In the listing below, identify each line with the word "code" and return those lines.

------------------------------------------------------------------------

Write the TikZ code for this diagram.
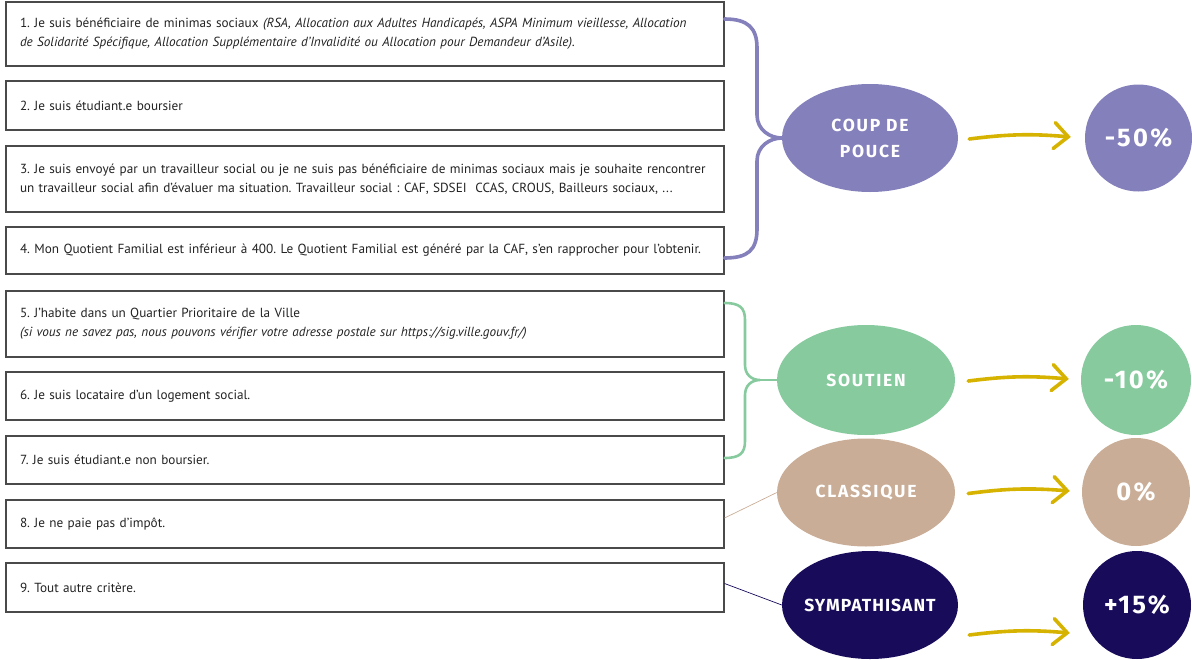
\documentclass[tikz,border=0pt]{standalone}
\usepackage{fontspec}
\setmainfont{PT Sans}
\newfontfamily\labelfont{Fira Sans}[LetterSpace=10]
\newfontfamily\pctfont{Fira Sans}[LetterSpace=9]
\usetikzlibrary{arrows.meta,shapes.geometric}
\definecolor{cpurple}{HTML}{8480BB}
\definecolor{cgreen}{HTML}{86CA9E}
\definecolor{ctan}{HTML}{C9AD97}
\definecolor{cnavy}{HTML}{180C5A}
\definecolor{cyellow}{HTML}{D6B300}
\definecolor{cborder}{HTML}{4A4A4A}
\definecolor{ctext}{HTML}{222222}
\newcommand{\zc}[1]{\makebox[0pt][c]{#1}}
\begin{document}
\frenchspacing
\begin{tikzpicture}[x=1pt,y=-1pt,
  critbox/.style={draw=cborder, line width=1.1pt, rectangle, minimum width=718pt,
    text width=690pt, inner xsep=14pt, inner ysep=0pt, align=left, text=ctext,
    font=\fontsize{13.2}{19}\selectfont},
  catell/.style={ellipse, minimum width=176pt, minimum height=108pt, inner sep=0pt,
    text=white, align=center, font=\labelfont\bfseries\fontsize{17.5}{26}\selectfont},
  pct/.style={circle, minimum size=108pt, inner sep=0pt, text=white,
    font=\pctfont\bfseries\fontsize{25.5}{26}\selectfont},
  yarr/.style={draw=cyellow, line width=3.6pt, line cap=round, line join=round,
    -{Straight Barb[length=14pt,width=26pt,line cap=round]}},
]
\useasboundingbox (0,0) rectangle (1192,659);

% criteria boxes
\node[critbox, minimum height=64pt] (b1) at (365,34) {\mbox{1. Je suis bénéficiaire de minimas sociaux \textit{(RSA, Allocation aux Adultes Handicapés, ASPA Minimum vieillesse, Allocation}}\\ \mbox{\textit{de Solidarité Spécifique, Allocation Supplémentaire d’Invalidité ou Allocation pour Demandeur d’Asile).}}};
\node[critbox, minimum height=49pt] (b2) at (365,105.5) {2. Je suis étudiant.e boursier};
\node[critbox, minimum height=66pt] (b3) at (365,179) {\mbox{3. Je suis envoyé par un travailleur social ou je ne suis pas bénéficiaire de minimas sociaux mais je souhaite rencontrer}\\ \mbox{un travailleur social afin d’évaluer ma situation. Travailleur social : CAF, SDSEI\ \ CCAS, CROUS, Bailleurs sociaux, ...}};
\node[critbox, minimum height=47pt] (b4) at (365,250.5) {\mbox{4. Mon Quotient Familial est inférieur à 400. Le Quotient Familial est généré par la CAF, s’en rapprocher pour l’obtenir.}};
\node[critbox, minimum height=66pt] (b5) at (365,324) {5. J’habite dans un Quartier Prioritaire de la Ville\\ \mbox{\textit{(si vous ne savez pas, nous pouvons vérifier votre adresse postale sur https://sig.ville.gouv.fr/)}}};
\node[critbox, minimum height=48pt] (b6) at (365,396) {6. Je suis locataire d’un logement social.};
\node[critbox, minimum height=48pt] (b7) at (365,460) {7. Je suis étudiant.e non boursier.};
\node[critbox, minimum height=48pt] (b8) at (365,524) {8. Je ne paie pas d’impôt.};
\node[critbox, minimum height=49pt] (b9) at (365,587.5) {9. Tout autre critère.};

% categories
\node[catell, fill=cpurple] (e1) at (870,138) {\zc{COUP DE}\\\zc{POUCE}};
\node[catell, fill=cgreen, minimum width=178pt, minimum height=110pt] (e2) at (866,380) {\zc{SOUTIEN}};
\node[catell, fill=ctan, minimum width=178pt] (e3) at (866,492.5) {\zc{CLASSIQUE}};
\node[catell, fill=cnavy] (e4) at (870,605) {\zc{\addfontfeature{LetterSpace=6}SYMPATHISANT}};

% percentages
\node[pct, fill=cpurple, minimum size=107pt] (c1) at (1138.5,138) {\zc{-50\%}};
\node[pct, fill=cgreen, minimum size=110pt] (c2) at (1136,380) {\zc{-10\%}};
\node[pct, fill=ctan] (c3) at (1136,492) {\zc{0\%}};
\node[pct, fill=cnavy] (c4) at (1137,605) {\zc{+15\%}};

% braces
\draw[cpurple, line width=3.6pt, line cap=round]
  ([yshift=15pt]b1.east) .. controls (748,19) and (757,28) .. (757,48)
  -- (757,115) .. controls (757,130) and (770,138) .. (e1.west)
  .. controls (770,138) and (757,146) .. (757,161)
  -- (757,229) .. controls (757,250) and (748,258) .. ([yshift=-7.5pt]b4.east);
\coordinate (gtip) at (760,380);
\draw[cgreen, line width=2.6pt, line cap=round]
  ([yshift=21pt]b5.east) .. controls (740,303) and (745,308) .. (745,320)
  -- (745,365) .. controls (745,375) and (752,380) .. (gtip)
  .. controls (752,380) and (745,385) .. (745,395)
  -- (745,441) .. controls (745,453) and (740,458) .. ([yshift=2pt]b7.east);
\draw[cgreen, line width=1.6pt] (gtip) -- (e2.west);

% thin connectors
\draw[ctan, line width=0.7pt] ([yshift=6pt]b8.east) -- (e3.west);
\draw[cnavy, line width=0.7pt] ([yshift=4pt]b9.east) -- (e4.west);

% arrows
\draw[yarr] ([shift={(11pt,-1pt)}]e1.east) to[bend left=6] ([shift={(-14pt,1pt)}]c1.west);
\draw[yarr] ([shift={(13pt,-1pt)}]e2.east) to[bend left=6] ([shift={(-12pt,1pt)}]c2.west);
\draw[yarr] ([shift={(13pt,-1pt)}]e3.east) to[bend left=6] ([shift={(-12pt,1pt)}]c3.west);
\draw[yarr] ([shift={(11pt,-30pt)}]e4.east) to[bend left=6] ([shift={(-13pt,-28pt)}]c4.west);
\end{tikzpicture}
\end{document}
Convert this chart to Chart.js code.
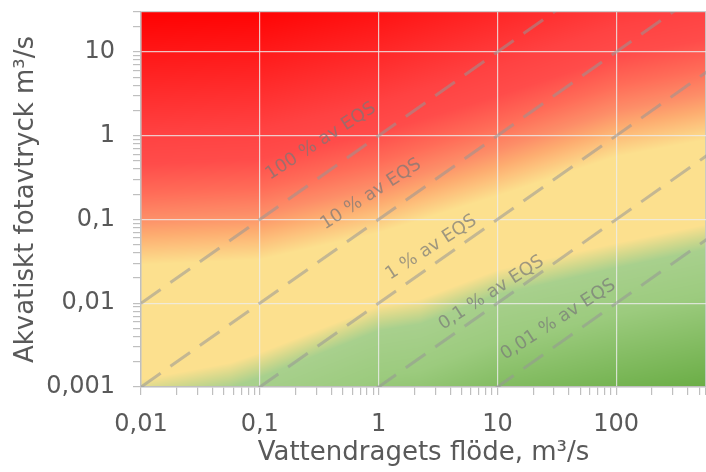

------------------------------------------------------------------------

RESULT
Write the TikZ code for this diagram.
Convert this chart to Chart.js code.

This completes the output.